[REQUIREMENT] Quote the whole listing verbatim.

── ENTRIES

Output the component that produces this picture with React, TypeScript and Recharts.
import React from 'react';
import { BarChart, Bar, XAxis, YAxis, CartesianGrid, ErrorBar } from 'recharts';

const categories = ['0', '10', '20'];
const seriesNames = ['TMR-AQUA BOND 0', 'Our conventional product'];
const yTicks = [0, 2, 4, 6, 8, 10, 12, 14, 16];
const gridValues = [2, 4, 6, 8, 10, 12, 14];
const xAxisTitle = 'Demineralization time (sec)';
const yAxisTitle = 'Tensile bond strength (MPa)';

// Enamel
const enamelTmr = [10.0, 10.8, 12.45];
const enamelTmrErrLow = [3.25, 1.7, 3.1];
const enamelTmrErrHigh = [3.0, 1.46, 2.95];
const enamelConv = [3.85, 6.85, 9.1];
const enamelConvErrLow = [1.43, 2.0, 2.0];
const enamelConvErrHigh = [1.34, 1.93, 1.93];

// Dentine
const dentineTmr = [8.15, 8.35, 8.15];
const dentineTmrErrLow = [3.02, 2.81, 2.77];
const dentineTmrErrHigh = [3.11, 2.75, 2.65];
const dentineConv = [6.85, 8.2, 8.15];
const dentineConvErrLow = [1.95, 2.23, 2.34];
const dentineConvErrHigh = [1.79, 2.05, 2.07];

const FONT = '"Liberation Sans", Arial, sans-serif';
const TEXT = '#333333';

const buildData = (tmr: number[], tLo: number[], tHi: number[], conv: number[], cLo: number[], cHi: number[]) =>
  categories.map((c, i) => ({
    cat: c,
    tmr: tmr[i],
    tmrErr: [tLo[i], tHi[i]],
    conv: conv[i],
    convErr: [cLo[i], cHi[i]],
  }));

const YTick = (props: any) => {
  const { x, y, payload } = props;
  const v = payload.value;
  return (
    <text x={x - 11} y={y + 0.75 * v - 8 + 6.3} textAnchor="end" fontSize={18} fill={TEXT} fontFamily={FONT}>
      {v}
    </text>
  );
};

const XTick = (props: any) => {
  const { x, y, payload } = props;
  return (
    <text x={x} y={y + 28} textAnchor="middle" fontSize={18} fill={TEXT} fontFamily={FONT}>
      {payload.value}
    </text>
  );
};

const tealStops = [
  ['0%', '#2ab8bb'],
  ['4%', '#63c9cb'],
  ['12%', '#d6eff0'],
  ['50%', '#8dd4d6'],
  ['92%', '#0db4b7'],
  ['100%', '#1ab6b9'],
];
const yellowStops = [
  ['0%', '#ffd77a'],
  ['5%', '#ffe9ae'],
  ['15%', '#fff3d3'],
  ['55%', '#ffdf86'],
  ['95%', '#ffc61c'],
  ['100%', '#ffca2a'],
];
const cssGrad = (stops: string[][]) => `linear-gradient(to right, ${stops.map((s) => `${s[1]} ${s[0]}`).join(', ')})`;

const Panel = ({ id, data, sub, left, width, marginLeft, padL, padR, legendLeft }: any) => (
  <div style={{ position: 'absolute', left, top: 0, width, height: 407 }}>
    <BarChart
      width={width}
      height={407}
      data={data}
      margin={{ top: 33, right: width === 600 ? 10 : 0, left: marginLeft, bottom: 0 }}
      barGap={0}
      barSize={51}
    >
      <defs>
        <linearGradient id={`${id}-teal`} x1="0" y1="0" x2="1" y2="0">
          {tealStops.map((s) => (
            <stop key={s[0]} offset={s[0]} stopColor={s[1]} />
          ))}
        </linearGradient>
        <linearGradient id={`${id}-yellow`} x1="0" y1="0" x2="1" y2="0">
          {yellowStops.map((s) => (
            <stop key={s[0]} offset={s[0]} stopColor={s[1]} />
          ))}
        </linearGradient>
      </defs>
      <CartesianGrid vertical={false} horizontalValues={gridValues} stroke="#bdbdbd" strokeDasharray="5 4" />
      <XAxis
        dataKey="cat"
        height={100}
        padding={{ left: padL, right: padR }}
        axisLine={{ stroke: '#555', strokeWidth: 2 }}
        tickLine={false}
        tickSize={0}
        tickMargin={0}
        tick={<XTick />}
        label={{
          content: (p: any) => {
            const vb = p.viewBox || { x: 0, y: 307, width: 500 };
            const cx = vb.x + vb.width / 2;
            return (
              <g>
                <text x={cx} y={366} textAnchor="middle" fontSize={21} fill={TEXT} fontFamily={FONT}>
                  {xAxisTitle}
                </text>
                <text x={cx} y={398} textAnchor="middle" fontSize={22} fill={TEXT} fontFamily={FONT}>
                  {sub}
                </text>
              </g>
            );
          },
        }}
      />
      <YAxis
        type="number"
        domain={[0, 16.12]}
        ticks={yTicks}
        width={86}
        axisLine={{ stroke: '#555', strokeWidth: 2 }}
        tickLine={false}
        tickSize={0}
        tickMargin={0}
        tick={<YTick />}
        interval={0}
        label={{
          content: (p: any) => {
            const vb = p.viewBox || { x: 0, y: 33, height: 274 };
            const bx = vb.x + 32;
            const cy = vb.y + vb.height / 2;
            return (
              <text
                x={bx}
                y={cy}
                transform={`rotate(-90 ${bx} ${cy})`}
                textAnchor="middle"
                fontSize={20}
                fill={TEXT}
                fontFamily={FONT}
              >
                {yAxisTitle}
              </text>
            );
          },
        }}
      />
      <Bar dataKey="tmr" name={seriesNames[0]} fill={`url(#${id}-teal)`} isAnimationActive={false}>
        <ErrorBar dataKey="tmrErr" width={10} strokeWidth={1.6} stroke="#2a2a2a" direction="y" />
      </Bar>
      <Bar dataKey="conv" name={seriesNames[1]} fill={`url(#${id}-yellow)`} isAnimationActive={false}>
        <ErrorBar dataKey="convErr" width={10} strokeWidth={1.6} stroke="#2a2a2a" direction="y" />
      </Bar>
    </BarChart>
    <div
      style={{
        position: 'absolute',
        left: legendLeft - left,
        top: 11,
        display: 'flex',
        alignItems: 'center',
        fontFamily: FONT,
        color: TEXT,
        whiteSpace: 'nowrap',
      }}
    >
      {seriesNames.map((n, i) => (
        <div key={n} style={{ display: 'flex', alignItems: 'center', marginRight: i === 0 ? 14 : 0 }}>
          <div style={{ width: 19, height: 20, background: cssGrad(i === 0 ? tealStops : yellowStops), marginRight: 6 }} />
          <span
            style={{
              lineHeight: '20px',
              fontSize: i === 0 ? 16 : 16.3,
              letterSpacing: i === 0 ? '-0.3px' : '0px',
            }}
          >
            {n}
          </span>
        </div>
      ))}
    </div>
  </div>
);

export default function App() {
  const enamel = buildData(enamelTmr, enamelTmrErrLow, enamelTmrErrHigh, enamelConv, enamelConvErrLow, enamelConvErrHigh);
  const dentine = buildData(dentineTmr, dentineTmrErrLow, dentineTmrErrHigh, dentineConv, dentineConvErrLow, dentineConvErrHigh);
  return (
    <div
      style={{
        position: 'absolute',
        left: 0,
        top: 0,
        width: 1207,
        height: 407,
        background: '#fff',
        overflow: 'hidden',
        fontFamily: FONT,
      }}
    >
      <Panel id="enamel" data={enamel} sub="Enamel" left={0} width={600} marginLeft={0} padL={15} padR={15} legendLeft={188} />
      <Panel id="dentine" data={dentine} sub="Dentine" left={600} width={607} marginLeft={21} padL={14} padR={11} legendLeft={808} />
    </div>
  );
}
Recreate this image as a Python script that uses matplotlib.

────

[RESULT BELOW]
Output the component that produces this picture with React, TypeScript and Recharts.
import React from 'react';
import { BarChart, Bar, XAxis, YAxis, CartesianGrid, ErrorBar } from 'recharts';

const categories = ['0', '10', '20'];
const seriesNames = ['TMR-AQUA BOND 0', 'Our conventional product'];
const yTicks = [0, 2, 4, 6, 8, 10, 12, 14, 16];
const gridValues = [2, 4, 6, 8, 10, 12, 14];
const xAxisTitle = 'Demineralization time (sec)';
const yAxisTitle = 'Tensile bond strength (MPa)';

// Enamel
const enamelTmr = [10.0, 10.8, 12.45];
const enamelTmrErrLow = [3.25, 1.7, 3.1];
const enamelTmrErrHigh = [3.0, 1.46, 2.95];
const enamelConv = [3.85, 6.85, 9.1];
const enamelConvErrLow = [1.43, 2.0, 2.0];
const enamelConvErrHigh = [1.34, 1.93, 1.93];

// Dentine
const dentineTmr = [8.15, 8.35, 8.15];
const dentineTmrErrLow = [3.02, 2.81, 2.77];
const dentineTmrErrHigh = [3.11, 2.75, 2.65];
const dentineConv = [6.85, 8.2, 8.15];
const dentineConvErrLow = [1.95, 2.23, 2.34];
const dentineConvErrHigh = [1.79, 2.05, 2.07];

const FONT = '"Liberation Sans", Arial, sans-serif';
const TEXT = '#333333';

const buildData = (tmr: number[], tLo: number[], tHi: number[], conv: number[], cLo: number[], cHi: number[]) =>
  categories.map((c, i) => ({
    cat: c,
    tmr: tmr[i],
    tmrErr: [tLo[i], tHi[i]],
    conv: conv[i],
    convErr: [cLo[i], cHi[i]],
  }));

const YTick = (props: any) => {
  const { x, y, payload } = props;
  const v = payload.value;
  return (
    <text x={x - 11} y={y + 0.75 * v - 8 + 6.3} textAnchor="end" fontSize={18} fill={TEXT} fontFamily={FONT}>
      {v}
    </text>
  );
};

const XTick = (props: any) => {
  const { x, y, payload } = props;
  return (
    <text x={x} y={y + 28} textAnchor="middle" fontSize={18} fill={TEXT} fontFamily={FONT}>
      {payload.value}
    </text>
  );
};

const tealStops = [
  ['0%', '#2ab8bb'],
  ['4%', '#63c9cb'],
  ['12%', '#d6eff0'],
  ['50%', '#8dd4d6'],
  ['92%', '#0db4b7'],
  ['100%', '#1ab6b9'],
];
const yellowStops = [
  ['0%', '#ffd77a'],
  ['5%', '#ffe9ae'],
  ['15%', '#fff3d3'],
  ['55%', '#ffdf86'],
  ['95%', '#ffc61c'],
  ['100%', '#ffca2a'],
];
const cssGrad = (stops: string[][]) => `linear-gradient(to right, ${stops.map((s) => `${s[1]} ${s[0]}`).join(', ')})`;

const Panel = ({ id, data, sub, left, width, marginLeft, padL, padR, legendLeft }: any) => (
  <div style={{ position: 'absolute', left, top: 0, width, height: 407 }}>
    <BarChart
      width={width}
      height={407}
      data={data}
      margin={{ top: 33, right: width === 600 ? 10 : 0, left: marginLeft, bottom: 0 }}
      barGap={0}
      barSize={51}
    >
      <defs>
        <linearGradient id={`${id}-teal`} x1="0" y1="0" x2="1" y2="0">
          {tealStops.map((s) => (
            <stop key={s[0]} offset={s[0]} stopColor={s[1]} />
          ))}
        </linearGradient>
        <linearGradient id={`${id}-yellow`} x1="0" y1="0" x2="1" y2="0">
          {yellowStops.map((s) => (
            <stop key={s[0]} offset={s[0]} stopColor={s[1]} />
          ))}
        </linearGradient>
      </defs>
      <CartesianGrid vertical={false} horizontalValues={gridValues} stroke="#bdbdbd" strokeDasharray="5 4" />
      <XAxis
        dataKey="cat"
        height={100}
        padding={{ left: padL, right: padR }}
        axisLine={{ stroke: '#555', strokeWidth: 2 }}
        tickLine={false}
        tickSize={0}
        tickMargin={0}
        tick={<XTick />}
        label={{
          content: (p: any) => {
            const vb = p.viewBox || { x: 0, y: 307, width: 500 };
            const cx = vb.x + vb.width / 2;
            return (
              <g>
                <text x={cx} y={366} textAnchor="middle" fontSize={21} fill={TEXT} fontFamily={FONT}>
                  {xAxisTitle}
                </text>
                <text x={cx} y={398} textAnchor="middle" fontSize={22} fill={TEXT} fontFamily={FONT}>
                  {sub}
                </text>
              </g>
            );
          },
        }}
      />
      <YAxis
        type="number"
        domain={[0, 16.12]}
        ticks={yTicks}
        width={86}
        axisLine={{ stroke: '#555', strokeWidth: 2 }}
        tickLine={false}
        tickSize={0}
        tickMargin={0}
        tick={<YTick />}
        interval={0}
        label={{
          content: (p: any) => {
            const vb = p.viewBox || { x: 0, y: 33, height: 274 };
            const bx = vb.x + 32;
            const cy = vb.y + vb.height / 2;
            return (
              <text
                x={bx}
                y={cy}
                transform={`rotate(-90 ${bx} ${cy})`}
                textAnchor="middle"
                fontSize={20}
                fill={TEXT}
                fontFamily={FONT}
              >
                {yAxisTitle}
              </text>
            );
          },
        }}
      />
      <Bar dataKey="tmr" name={seriesNames[0]} fill={`url(#${id}-teal)`} isAnimationActive={false}>
        <ErrorBar dataKey="tmrErr" width={10} strokeWidth={1.6} stroke="#2a2a2a" direction="y" />
      </Bar>
      <Bar dataKey="conv" name={seriesNames[1]} fill={`url(#${id}-yellow)`} isAnimationActive={false}>
        <ErrorBar dataKey="convErr" width={10} strokeWidth={1.6} stroke="#2a2a2a" direction="y" />
      </Bar>
    </BarChart>
    <div
      style={{
        position: 'absolute',
        left: legendLeft - left,
        top: 11,
        display: 'flex',
        alignItems: 'center',
        fontFamily: FONT,
        color: TEXT,
        whiteSpace: 'nowrap',
      }}
    >
      {seriesNames.map((n, i) => (
        <div key={n} style={{ display: 'flex', alignItems: 'center', marginRight: i === 0 ? 14 : 0 }}>
          <div style={{ width: 19, height: 20, background: cssGrad(i === 0 ? tealStops : yellowStops), marginRight: 6 }} />
          <span
            style={{
              lineHeight: '20px',
              fontSize: i === 0 ? 16 : 16.3,
              letterSpacing: i === 0 ? '-0.3px' : '0px',
            }}
          >
            {n}
          </span>
        </div>
      ))}
    </div>
  </div>
);

export default function App() {
  const enamel = buildData(enamelTmr, enamelTmrErrLow, enamelTmrErrHigh, enamelConv, enamelConvErrLow, enamelConvErrHigh);
  const dentine = buildData(dentineTmr, dentineTmrErrLow, dentineTmrErrHigh, dentineConv, dentineConvErrLow, dentineConvErrHigh);
  return (
    <div
      style={{
        position: 'absolute',
        left: 0,
        top: 0,
        width: 1207,
        height: 407,
        background: '#fff',
        overflow: 'hidden',
        fontFamily: FONT,
      }}
    >
      <Panel id="enamel" data={enamel} sub="Enamel" left={0} width={600} marginLeft={0} padL={15} padR={15} legendLeft={188} />
      <Panel id="dentine" data={dentine} sub="Dentine" left={600} width={607} marginLeft={21} padL={14} padR={11} legendLeft={808} />
    </div>
  );
}
Recreate this image as a Python script that uses matplotlib.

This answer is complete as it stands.